Auf der dazugehörigen Website sollen mehr und mehr Frauen eine Plattform finden und sichtbar werden. Die 29 Äbtissinnen, die das Fraumünster in den Jahren 853 bis 1524 geleitet haben, tragen symbolisch den Turm. Die Benediktinerinnen haben durch die Jahrhunderte politisch grosse Verantwortung in Zürich getragen – bis die letzte Äbtissin, Katharina von Zimmern, 1524 die Schlüssel der Stadt Zürich übergab, und damit der Reform-ation einen wichtigen Schub verlieh. Heute, 500 Jahre später, wird dieser historischen Tat gedacht, sie wird diskutiert, gefeiert und weitergedacht. Teil dieser Gedenkfeierlichkeiten ist der Katharinen-Turm, der sichtbar machen will, dass Reformationsgeschichte auch Frauengeschichte ist.

Stoffbänder – mit 500 Namen von Frauen, die die Geschichte von Stadt und Kanton gestaltet haben – bilden die Aussenhaut des Turmes. (Foto: Christoph Wider)

Der Katharinen-Turm ist darüber hinaus als Erstehung des ehemaligen Südturms des Fraumünsters gedacht, hatte die Abtei doch bis ins Jahr 1732 zwei fast gleich hohe Türme. Die Entscheidung, den bis heute bestehenden Nordturm zu erhöhen, den Südturm aber in die Fassade zu integrieren und so unsichtbar zu machen, hatte damals auch bauliche Gründe.

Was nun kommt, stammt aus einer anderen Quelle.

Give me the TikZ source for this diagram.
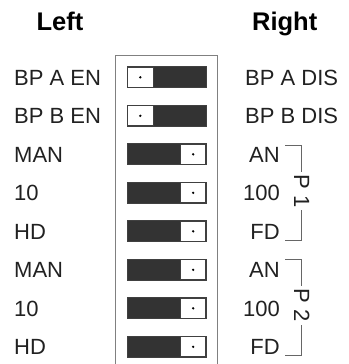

Die Initiantinnen sehen darin auch eine Relativierung des Ortes, hatte man damit doch das Bauvolumen des Fraumünsters gegenüber dem Grossmünster – mit weiterhin zwei Türmen –  verkleinert. Die Wiedererrichtung eines zweiten Turms am Fraumünster setzt diesen Frauen-Ort der Reformation nun auch baulich in ein Gleichgewicht zum Grossmünster.

Der Katharinen-Turm besteht aus zwei Bereichen: einem jederzeit begehbaren Sockel und einem Turmbereich. Das Projekt ist eine private Initiative, unterstützt unter anderem von Stadt und Kanton Zürich, von der katholischen und der reformierten Kirche im Kanton Zürich. Die temporäre Turminstallation ist gänzlich aus wiederverwertbarem Material gebaut.